Laura : Quel conseil donneriez-vous aux femmes noires entrepreneures qui sont confrontées à des obstacles liés leur sexe et à leur race?

Lise : Mon conseil est tout simplement d’oser, de se concentrer sur son objectif et de connaître sa valeur. Beaucoup de femmes noires sont audacieuses, elles n’ont pas peur d’être plus fortes et d’aller là où elles ne devraient pas être. Donc c’est de garder cet esprit car nous n’avons rien à perdre. Je crois que nous devons apprendre à nos filles à s’instruire continuellement, à ne jamais avoir peur d’exprimer une opinion si elle est fondée sur la vérité, même si elle semble impopulaire, et à saisir les possibilités qui se présentent. Ce n’est pas parce que nous avons peu de modèles de réussite qui nous ressemblent dans un certain domaine que nous devons nous imposer des limites. Finalement, ne pas oublier de soutenir les autres tout au long du chemin! 

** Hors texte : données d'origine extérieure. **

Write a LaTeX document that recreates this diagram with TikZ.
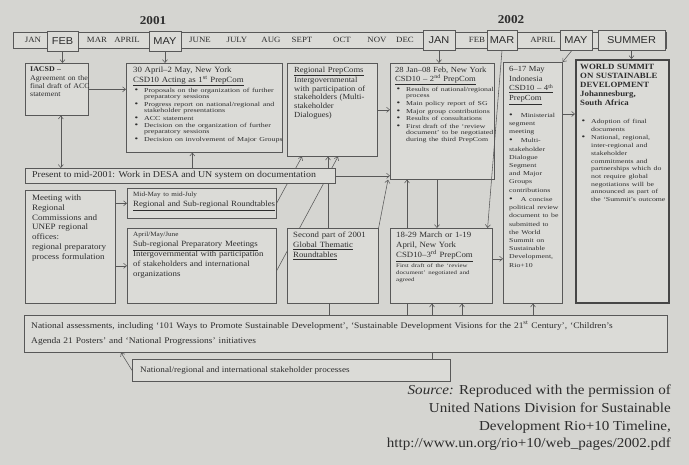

Laura : Dans cinq ans, qu’envisagez-vous pour le Black Innovation Fund?

Lise : J’aimerais voir beaucoup d’exemples de réussite, pour les entreprises dans lesquelles nous investissons, pour nous-mêmes et, surtout, pour le secteur du capital de risque en général. Nous nous efforçons également de modifier l’optique d’investissement en formant des professionnels noirs dans le domaine de l’investissement qui travailleront dans l’écosystème du capital de risque afin de renforcer la diversité au niveau de la prise de décision. Nous espérons que cette tendance devienne la norme, à la fois dans les entreprises qui recherchent des fonds d’investissement et dans celles qui réalisent ces investissements. Dans cinq ans, j’espère voir des fonds de plus grande taille pour les initiatives dirigées par des personnes issues de communautés diverses dans le domaine du capital-investissement et du capital de risque. J’espère que 15 à 20 ans plus tard, ces fonds n’existeront plus, parce qu’ils ne seront plus nécessaires et que la diversité fera partie du quotidien.